» WHAT YOU WILL DO: Write out each line exactly as given. Leave the pictures out of your copy.

» GIVEN MATERIAL:

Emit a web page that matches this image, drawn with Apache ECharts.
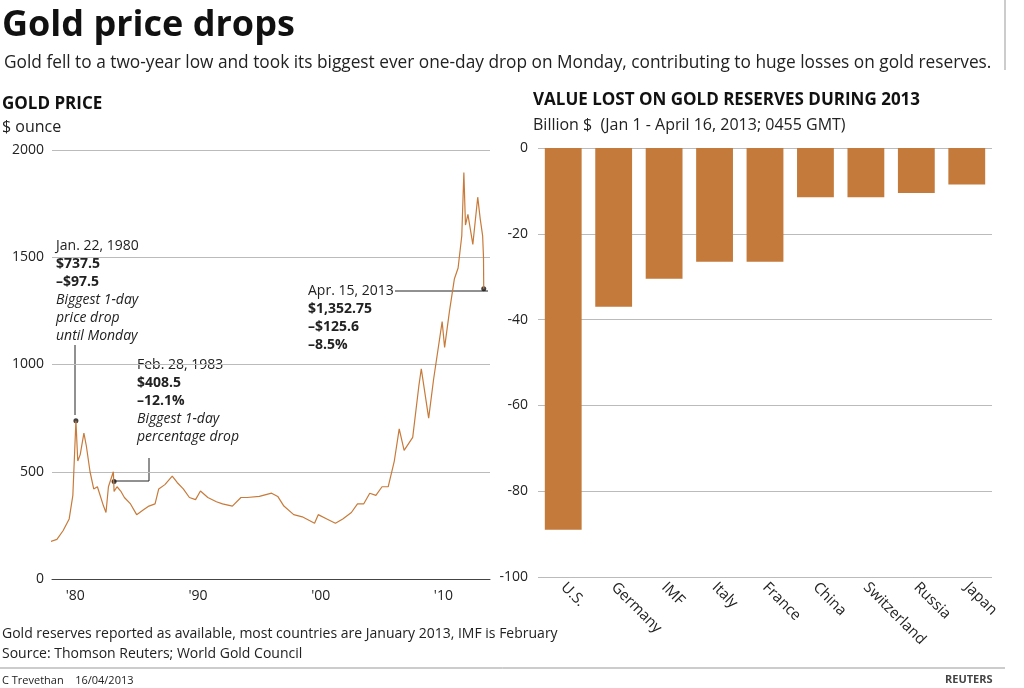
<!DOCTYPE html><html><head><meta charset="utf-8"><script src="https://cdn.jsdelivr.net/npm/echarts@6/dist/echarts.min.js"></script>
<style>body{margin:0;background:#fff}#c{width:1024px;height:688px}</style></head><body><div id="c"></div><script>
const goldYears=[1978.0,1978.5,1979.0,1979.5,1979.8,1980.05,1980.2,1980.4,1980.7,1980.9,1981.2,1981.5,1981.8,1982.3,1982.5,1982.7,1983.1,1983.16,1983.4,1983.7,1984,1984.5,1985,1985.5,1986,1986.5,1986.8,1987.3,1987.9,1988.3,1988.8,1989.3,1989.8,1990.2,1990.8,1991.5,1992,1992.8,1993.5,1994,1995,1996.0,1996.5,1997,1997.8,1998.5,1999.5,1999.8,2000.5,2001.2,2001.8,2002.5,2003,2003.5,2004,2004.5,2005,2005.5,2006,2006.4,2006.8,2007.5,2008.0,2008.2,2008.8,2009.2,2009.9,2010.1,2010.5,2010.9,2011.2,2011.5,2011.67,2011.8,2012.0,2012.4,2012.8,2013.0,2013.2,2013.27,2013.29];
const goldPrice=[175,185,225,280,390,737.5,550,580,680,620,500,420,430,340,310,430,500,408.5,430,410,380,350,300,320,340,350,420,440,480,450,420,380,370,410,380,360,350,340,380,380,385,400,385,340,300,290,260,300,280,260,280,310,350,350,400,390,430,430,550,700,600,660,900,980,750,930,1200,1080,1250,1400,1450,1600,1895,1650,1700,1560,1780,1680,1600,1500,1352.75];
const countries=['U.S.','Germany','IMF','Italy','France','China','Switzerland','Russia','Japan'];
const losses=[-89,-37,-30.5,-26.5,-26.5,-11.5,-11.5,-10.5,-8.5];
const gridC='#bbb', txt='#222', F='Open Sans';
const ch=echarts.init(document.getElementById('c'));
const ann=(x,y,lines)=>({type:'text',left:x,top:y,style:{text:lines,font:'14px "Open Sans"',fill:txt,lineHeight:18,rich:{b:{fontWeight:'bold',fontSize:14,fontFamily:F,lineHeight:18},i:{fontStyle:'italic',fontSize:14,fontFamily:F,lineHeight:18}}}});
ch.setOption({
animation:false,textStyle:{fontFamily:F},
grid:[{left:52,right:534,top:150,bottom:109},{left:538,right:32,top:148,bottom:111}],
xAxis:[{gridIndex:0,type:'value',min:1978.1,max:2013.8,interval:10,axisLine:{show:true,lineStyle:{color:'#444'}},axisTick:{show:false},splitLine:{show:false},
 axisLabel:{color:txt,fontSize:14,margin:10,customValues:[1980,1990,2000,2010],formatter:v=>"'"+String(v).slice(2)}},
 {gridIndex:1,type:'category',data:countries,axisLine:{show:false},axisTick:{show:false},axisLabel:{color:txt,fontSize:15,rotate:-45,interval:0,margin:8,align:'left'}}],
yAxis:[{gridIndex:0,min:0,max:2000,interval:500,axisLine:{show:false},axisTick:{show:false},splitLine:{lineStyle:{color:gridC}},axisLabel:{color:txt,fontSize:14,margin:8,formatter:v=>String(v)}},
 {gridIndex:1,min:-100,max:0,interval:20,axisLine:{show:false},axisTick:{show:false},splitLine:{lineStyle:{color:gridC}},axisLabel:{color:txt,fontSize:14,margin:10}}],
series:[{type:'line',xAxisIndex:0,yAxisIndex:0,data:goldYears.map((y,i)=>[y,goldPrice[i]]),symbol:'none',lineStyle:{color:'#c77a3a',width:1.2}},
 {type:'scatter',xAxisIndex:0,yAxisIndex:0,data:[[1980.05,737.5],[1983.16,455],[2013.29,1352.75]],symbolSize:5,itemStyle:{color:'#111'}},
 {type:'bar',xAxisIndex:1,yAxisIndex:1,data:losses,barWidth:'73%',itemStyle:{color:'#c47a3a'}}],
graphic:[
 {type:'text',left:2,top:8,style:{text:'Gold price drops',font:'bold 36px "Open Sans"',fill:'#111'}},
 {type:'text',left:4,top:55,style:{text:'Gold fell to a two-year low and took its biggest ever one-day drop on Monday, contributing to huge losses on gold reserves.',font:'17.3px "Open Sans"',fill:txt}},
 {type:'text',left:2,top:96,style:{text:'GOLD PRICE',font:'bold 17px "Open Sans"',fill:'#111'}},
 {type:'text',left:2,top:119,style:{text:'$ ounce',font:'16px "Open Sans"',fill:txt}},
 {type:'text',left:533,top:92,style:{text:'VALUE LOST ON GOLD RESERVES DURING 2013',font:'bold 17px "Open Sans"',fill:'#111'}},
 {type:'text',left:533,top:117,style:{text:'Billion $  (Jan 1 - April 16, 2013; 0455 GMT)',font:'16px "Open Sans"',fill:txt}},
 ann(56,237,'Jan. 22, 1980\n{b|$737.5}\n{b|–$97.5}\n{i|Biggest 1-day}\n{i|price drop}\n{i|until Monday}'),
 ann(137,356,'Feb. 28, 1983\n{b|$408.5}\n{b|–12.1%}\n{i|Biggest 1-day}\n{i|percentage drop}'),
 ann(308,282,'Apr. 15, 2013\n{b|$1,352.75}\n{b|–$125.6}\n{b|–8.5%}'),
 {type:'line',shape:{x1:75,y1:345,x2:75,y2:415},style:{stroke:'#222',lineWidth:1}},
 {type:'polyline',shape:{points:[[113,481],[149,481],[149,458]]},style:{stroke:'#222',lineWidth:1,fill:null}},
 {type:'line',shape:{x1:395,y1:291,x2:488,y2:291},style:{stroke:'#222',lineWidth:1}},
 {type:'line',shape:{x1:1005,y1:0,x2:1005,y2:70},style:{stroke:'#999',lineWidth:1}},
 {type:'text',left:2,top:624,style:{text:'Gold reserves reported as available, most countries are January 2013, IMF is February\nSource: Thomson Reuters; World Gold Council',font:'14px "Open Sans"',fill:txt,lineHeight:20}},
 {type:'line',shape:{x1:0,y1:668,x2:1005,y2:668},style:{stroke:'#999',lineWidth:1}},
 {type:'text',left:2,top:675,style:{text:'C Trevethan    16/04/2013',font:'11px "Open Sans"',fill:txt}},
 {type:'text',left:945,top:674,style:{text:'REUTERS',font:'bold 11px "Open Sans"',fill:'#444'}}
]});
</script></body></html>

» ANSWER FOR THE TASK:
Emit a web page that matches this image, drawn with Apache ECharts.
<!DOCTYPE html><html><head><meta charset="utf-8"><script src="https://cdn.jsdelivr.net/npm/echarts@6/dist/echarts.min.js"></script>
<style>body{margin:0;background:#fff}#c{width:1024px;height:688px}</style></head><body><div id="c"></div><script>
const goldYears=[1978.0,1978.5,1979.0,1979.5,1979.8,1980.05,1980.2,1980.4,1980.7,1980.9,1981.2,1981.5,1981.8,1982.3,1982.5,1982.7,1983.1,1983.16,1983.4,1983.7,1984,1984.5,1985,1985.5,1986,1986.5,1986.8,1987.3,1987.9,1988.3,1988.8,1989.3,1989.8,1990.2,1990.8,1991.5,1992,1992.8,1993.5,1994,1995,1996.0,1996.5,1997,1997.8,1998.5,1999.5,1999.8,2000.5,2001.2,2001.8,2002.5,2003,2003.5,2004,2004.5,2005,2005.5,2006,2006.4,2006.8,2007.5,2008.0,2008.2,2008.8,2009.2,2009.9,2010.1,2010.5,2010.9,2011.2,2011.5,2011.67,2011.8,2012.0,2012.4,2012.8,2013.0,2013.2,2013.27,2013.29];
const goldPrice=[175,185,225,280,390,737.5,550,580,680,620,500,420,430,340,310,430,500,408.5,430,410,380,350,300,320,340,350,420,440,480,450,420,380,370,410,380,360,350,340,380,380,385,400,385,340,300,290,260,300,280,260,280,310,350,350,400,390,430,430,550,700,600,660,900,980,750,930,1200,1080,1250,1400,1450,1600,1895,1650,1700,1560,1780,1680,1600,1500,1352.75];
const countries=['U.S.','Germany','IMF','Italy','France','China','Switzerland','Russia','Japan'];
const losses=[-89,-37,-30.5,-26.5,-26.5,-11.5,-11.5,-10.5,-8.5];
const gridC='#bbb', txt='#222', F='Open Sans';
const ch=echarts.init(document.getElementById('c'));
const ann=(x,y,lines)=>({type:'text',left:x,top:y,style:{text:lines,font:'14px "Open Sans"',fill:txt,lineHeight:18,rich:{b:{fontWeight:'bold',fontSize:14,fontFamily:F,lineHeight:18},i:{fontStyle:'italic',fontSize:14,fontFamily:F,lineHeight:18}}}});
ch.setOption({
animation:false,textStyle:{fontFamily:F},
grid:[{left:52,right:534,top:150,bottom:109},{left:538,right:32,top:148,bottom:111}],
xAxis:[{gridIndex:0,type:'value',min:1978.1,max:2013.8,interval:10,axisLine:{show:true,lineStyle:{color:'#444'}},axisTick:{show:false},splitLine:{show:false},
 axisLabel:{color:txt,fontSize:14,margin:10,customValues:[1980,1990,2000,2010],formatter:v=>"'"+String(v).slice(2)}},
 {gridIndex:1,type:'category',data:countries,axisLine:{show:false},axisTick:{show:false},axisLabel:{color:txt,fontSize:15,rotate:-45,interval:0,margin:8,align:'left'}}],
yAxis:[{gridIndex:0,min:0,max:2000,interval:500,axisLine:{show:false},axisTick:{show:false},splitLine:{lineStyle:{color:gridC}},axisLabel:{color:txt,fontSize:14,margin:8,formatter:v=>String(v)}},
 {gridIndex:1,min:-100,max:0,interval:20,axisLine:{show:false},axisTick:{show:false},splitLine:{lineStyle:{color:gridC}},axisLabel:{color:txt,fontSize:14,margin:10}}],
series:[{type:'line',xAxisIndex:0,yAxisIndex:0,data:goldYears.map((y,i)=>[y,goldPrice[i]]),symbol:'none',lineStyle:{color:'#c77a3a',width:1.2}},
 {type:'scatter',xAxisIndex:0,yAxisIndex:0,data:[[1980.05,737.5],[1983.16,455],[2013.29,1352.75]],symbolSize:5,itemStyle:{color:'#111'}},
 {type:'bar',xAxisIndex:1,yAxisIndex:1,data:losses,barWidth:'73%',itemStyle:{color:'#c47a3a'}}],
graphic:[
 {type:'text',left:2,top:8,style:{text:'Gold price drops',font:'bold 36px "Open Sans"',fill:'#111'}},
 {type:'text',left:4,top:55,style:{text:'Gold fell to a two-year low and took its biggest ever one-day drop on Monday, contributing to huge losses on gold reserves.',font:'17.3px "Open Sans"',fill:txt}},
 {type:'text',left:2,top:96,style:{text:'GOLD PRICE',font:'bold 17px "Open Sans"',fill:'#111'}},
 {type:'text',left:2,top:119,style:{text:'$ ounce',font:'16px "Open Sans"',fill:txt}},
 {type:'text',left:533,top:92,style:{text:'VALUE LOST ON GOLD RESERVES DURING 2013',font:'bold 17px "Open Sans"',fill:'#111'}},
 {type:'text',left:533,top:117,style:{text:'Billion $  (Jan 1 - April 16, 2013; 0455 GMT)',font:'16px "Open Sans"',fill:txt}},
 ann(56,237,'Jan. 22, 1980\n{b|$737.5}\n{b|–$97.5}\n{i|Biggest 1-day}\n{i|price drop}\n{i|until Monday}'),
 ann(137,356,'Feb. 28, 1983\n{b|$408.5}\n{b|–12.1%}\n{i|Biggest 1-day}\n{i|percentage drop}'),
 ann(308,282,'Apr. 15, 2013\n{b|$1,352.75}\n{b|–$125.6}\n{b|–8.5%}'),
 {type:'line',shape:{x1:75,y1:345,x2:75,y2:415},style:{stroke:'#222',lineWidth:1}},
 {type:'polyline',shape:{points:[[113,481],[149,481],[149,458]]},style:{stroke:'#222',lineWidth:1,fill:null}},
 {type:'line',shape:{x1:395,y1:291,x2:488,y2:291},style:{stroke:'#222',lineWidth:1}},
 {type:'line',shape:{x1:1005,y1:0,x2:1005,y2:70},style:{stroke:'#999',lineWidth:1}},
 {type:'text',left:2,top:624,style:{text:'Gold reserves reported as available, most countries are January 2013, IMF is February\nSource: Thomson Reuters; World Gold Council',font:'14px "Open Sans"',fill:txt,lineHeight:20}},
 {type:'line',shape:{x1:0,y1:668,x2:1005,y2:668},style:{stroke:'#999',lineWidth:1}},
 {type:'text',left:2,top:675,style:{text:'C Trevethan    16/04/2013',font:'11px "Open Sans"',fill:txt}},
 {type:'text',left:945,top:674,style:{text:'REUTERS',font:'bold 11px "Open Sans"',fill:'#444'}}
]});
</script></body></html>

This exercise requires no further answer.